Around 1% of children aged around 0 to 17 years can have active epilepsy – which means among 1000 children, 10 children could have epilepsy. In other words, for a better understanding, let us consider a school with 1000 students – among which 10 students could have epilepsy. However, in high-income countries, the estimated percentage would be less.

Most Common Epilepsy in Childhood

Temporal lobe epilepsy (seizures) is the most common type of epilepsy in children as well as in adults. The seizure intensity varies greatly. In some children, seizures are so mild that a child hardly notices them. For instance, a child may feel an odd sensation in the tummy or a funny smell. In some cases, the child can have deep feelings of anxiety and fear or loss of reality (a sense of déjà vu). Children with this type of epilepsy can perform repetitive movements such as rubbing hands together and lip-smacking.

Childhood Epilepsy Risk Factors

The risk factors of childhood epilepsy are many, but the most prominent among those include head injury, prenatal injuries, brain abnormalities, new-born distress, autism spectrum disorders, repeated seizures, long episodes of seizures, a family history of fever-related seizures, and brain infections – meningitis or encephalitis during childhood.

Childhood-onset epilepsy risk factors

Childhood risk for epilepsy: Infants with abnormal brain areas, prenatal injuries, Babies born with a brain abnormality, Cerebral palsy, and babies who are born small for their age.

Epilepsy in children (behavior problems)

The risk associated with epilepsy in children and the development of mental and behavioral problems is up to five times. Around 30% to 50% of children with childhood epilepsy will develop mental or behavioral problems such as aggression, anxiety, depression, hyperactivity, attention deficit hyperactivity disorder, low self-esteem, and autism spectrum disorders.

Can childhood seizures cause brain damage?

Epilepsy doesn’t cause brain damage or lasting problems unless a seizure lasts longer than 5 minutes. Most seizures last only for a few minutes. However, any disorder that causes seizures can lead to lasting problems. Whether any recurring seizure affects or interferes with brain development is debated. However, one type of seizure can cause brain damage and needs emergency treatment – that is, status epilepticus. This type of seizure is prolonged and severe, life-threatening.
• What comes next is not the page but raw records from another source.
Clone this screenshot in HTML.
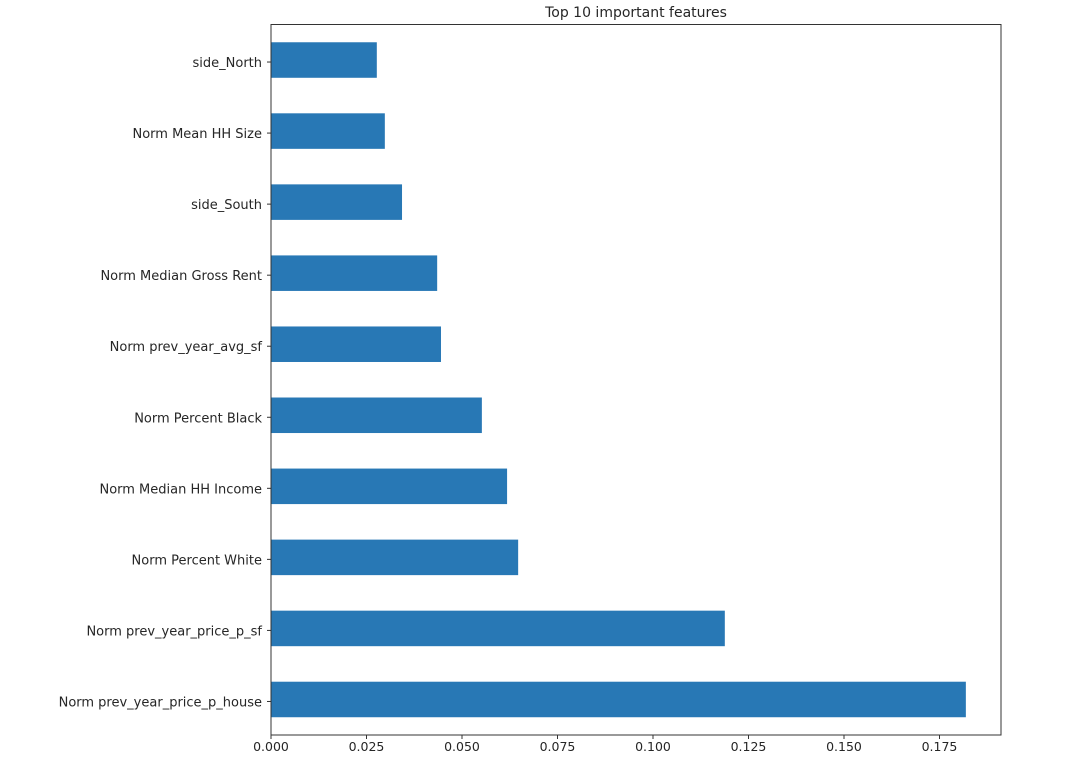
<!DOCTYPE html>
<html><head><meta charset="utf-8"><style>
body{margin:0;background:#fff;}
svg text{font-family:"DejaVu Sans","Liberation Sans",sans-serif;fill:#262626;}
</style></head><body>
<svg id="chart" width="1089" height="772" xmlns="http://www.w3.org/2000/svg">
<rect width="1089" height="772" fill="#fff"/>
<text x="636" y="17" font-size="14" text-anchor="middle">Top 10 important features</text>
<g id="bars"></g>
<g id="yticks"></g>
<g id="xticks"></g>
<rect x="271" y="24.5" width="730" height="710.5" fill="none" stroke="#333" stroke-width="1"/>
</svg>
<script>
const categories=["side_North","Norm Mean HH Size","side_South","Norm Median Gross Rent","Norm prev_year_avg_sf","Norm Percent Black","Norm Median HH Income","Norm Percent White","Norm prev_year_price_p_sf","Norm prev_year_price_p_house"];
const importances=[0.0277,0.0298,0.0343,0.0435,0.0445,0.0552,0.0618,0.0647,0.1188,0.1819];
const xTicks=[0,0.025,0.05,0.075,0.1,0.125,0.15,0.175];
const xTickLabels=["0.000","0.025","0.050","0.075","0.100","0.125","0.150","0.175"];
const NS="http://www.w3.org/2000/svg";
const x0=271,pxPerUnit=3820,top0=24.5,bottom0=735;
const band=(bottom0-top0)/categories.length;
const xs=v=>x0+v*pxPerUnit;
const yc=i=>top0+band*(i+0.5);
function mk(t,a){const e=document.createElementNS(NS,t);for(const k in a)e.setAttribute(k,a[k]);return e;}
const gb=document.getElementById('bars'),gy=document.getElementById('yticks'),gx=document.getElementById('xticks');
categories.forEach((c,i)=>{
  const r=mk('rect',{x:xs(0),y:yc(i)-band*0.25,width:xs(importances[i])-xs(0),height:band*0.5,fill:'#2878b5'});
  
  
  gb.appendChild(r);
  const tk=mk('line',{x1:x0-4,x2:x0,y1:yc(i)+2,y2:yc(i)+2,stroke:'#333'});
  
  
  gy.appendChild(tk);
  const t=mk('text',{x:x0-9,y:yc(i)+7,'font-size':13,'text-anchor':'end'});
  t.textContent=c;
  
  
  gy.appendChild(t);
});
xTicks.forEach((v,i)=>{
  const tk=mk('line',{x1:xs(v),x2:xs(v),y1:bottom0,y2:bottom0+4,stroke:'#333'});
  
  
  gx.appendChild(tk);
  const t=mk('text',{x:xs(v),y:bottom0+16,'font-size':12.5,'text-anchor':'middle'});
  t.textContent=xTickLabels[i];
  
  
  gx.appendChild(t);
});
</script>
</body></html>
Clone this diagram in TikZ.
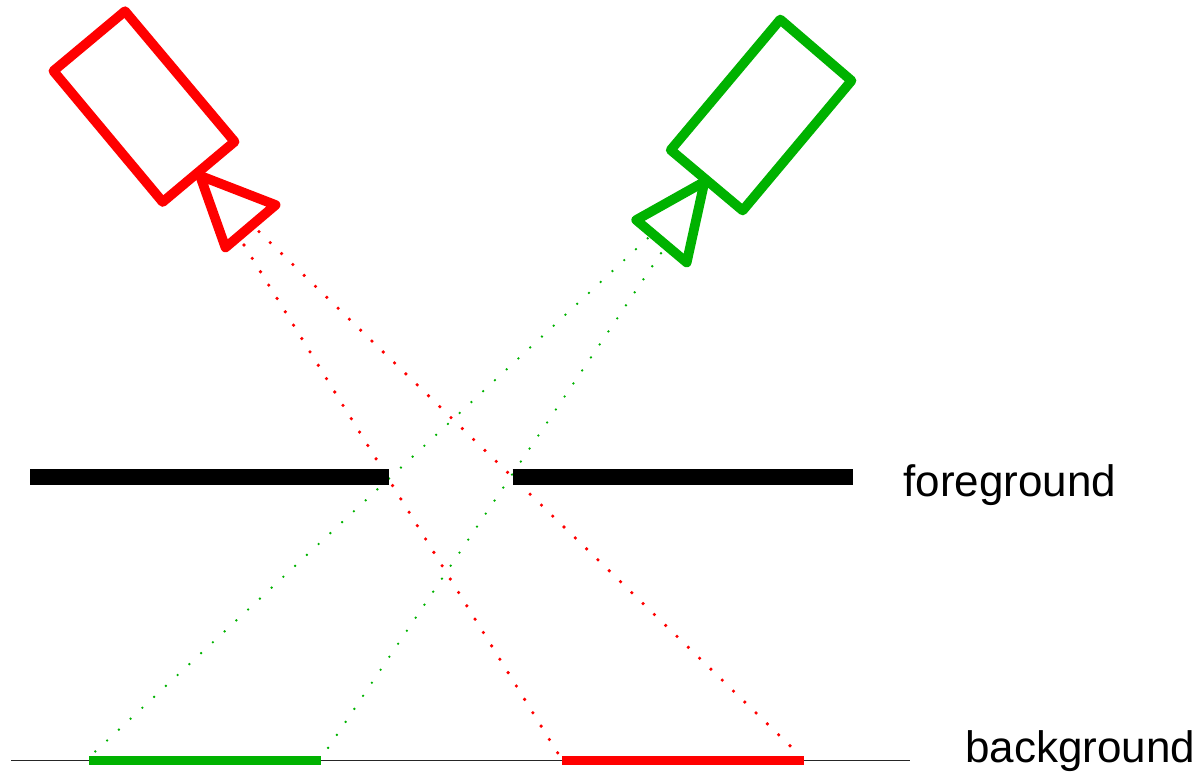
\documentclass[tikz,border=0pt]{standalone}
\usepackage{fontspec}
\setmainfont{Liberation Sans}
\definecolor{camgreen}{RGB}{0,178,0}
\definecolor{camred}{RGB}{255,0,0}
\tikzset{
  x=0.02cm, y=-0.02cm,
  camera/.style={line width=5.5pt, line join=round, line cap=round},
  redray/.style={camred, line width=2.05pt, line cap=round, dash pattern=on 0pt off #1},
  greenray/.style={camgreen, line width=1.5pt, line cap=round, dash pattern=on 0pt off #1},
  wall/.style={black, line width=9.07pt},
  ground/.style={black!85, line width=0.9pt},
  patch/.style={line width=5.4pt},
  lab/.style={anchor=base west, inner sep=0pt, font=\fontsize{25.05pt}{28pt}\selectfont}
}
\begin{document}
\begin{tikzpicture}
\useasboundingbox (0,0) rectangle (1198,776);
% ray end points
\coordinate (rl0) at (244,245);   \coordinate (rl1) at (559.6,756);
\coordinate (rr0) at (259,231.7); \coordinate (rr1) at (792.7,748.4);
\coordinate (gl0) at (647.7,238.3); \coordinate (gl1) at (92.6,754);
\coordinate (gr0) at (661,253.3);   \coordinate (gr1) at (326.1,750.8);
% walls and ground end points
\coordinate (fa0) at (30,477.3);  \coordinate (fa1) at (389,477.3);
\coordinate (fb0) at (512.5,477.3); \coordinate (fb1) at (853,477.3);
\coordinate (g0) at (11,760.7);   \coordinate (g1) at (910,760.7);
\coordinate (pg0) at (89,760.7);  \coordinate (pg1) at (321,760.7);
\coordinate (pr0) at (562,760.7); \coordinate (pr1) at (804,760.7);
% rays
\draw[redray=8.94pt] (rl0) -- (rl1);
\draw[redray=8.95pt] (rr0) -- (rr1);
\draw[greenray=9.13pt] (gl0) -- (gl1);
\draw[greenray=8.93pt] (gr0) -- (gr1);
% walls
\draw[wall] (fa0) -- (fa1);
\draw[wall] (fb0) -- (fb1);
\draw[ground] (g0) -- (g1);
\draw[patch, camgreen] (pg0) -- (pg1);
\draw[patch, camred] (pr0) -- (pr1);
% red camera
\draw[camera, camred] (125,11.2) -- (234.6,141.7) -- (162.7,202) -- (53.4,71) -- cycle;
\draw[camera, camred] (200,175.7) -- (275.6,205) -- (225.5,247.5) -- cycle;
% green camera
\draw[camera, camgreen] (780.3,19.5) -- (851.5,80.7) -- (742.7,210.5) -- (670.7,150) -- cycle;
\draw[camera, camgreen] (704.5,181.7) -- (636.2,220) -- (686.7,262.5) -- cycle;
% labels
\node[lab] (fg) at (903,497) {foreground};
\node[lab] (bg) at (965,763) {background};
\end{tikzpicture}
\end{document}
Childhood Epilepsy Long-term Effects

In many countries of the world especially in low-income group countries, children living with epilepsy and their families suffer from social stigma and discrimination. Almost two-thirds of the children living in low-income countries do not get the treatment they need. The risk of long-term effects, complications, and premature death is also higher in such cases.

In many parts of the world, people with epilepsy and their families suffer from stigma and discrimination.

Bottom Line

Childhood epilepsy is defeatable (can be overcome) if it is profoundly diagnosed early and treated promptly. Experts opine that almost 70% of children living with epilepsy could live seizure-free if they are treated effectively with the appropriate use of antiseizure medicines.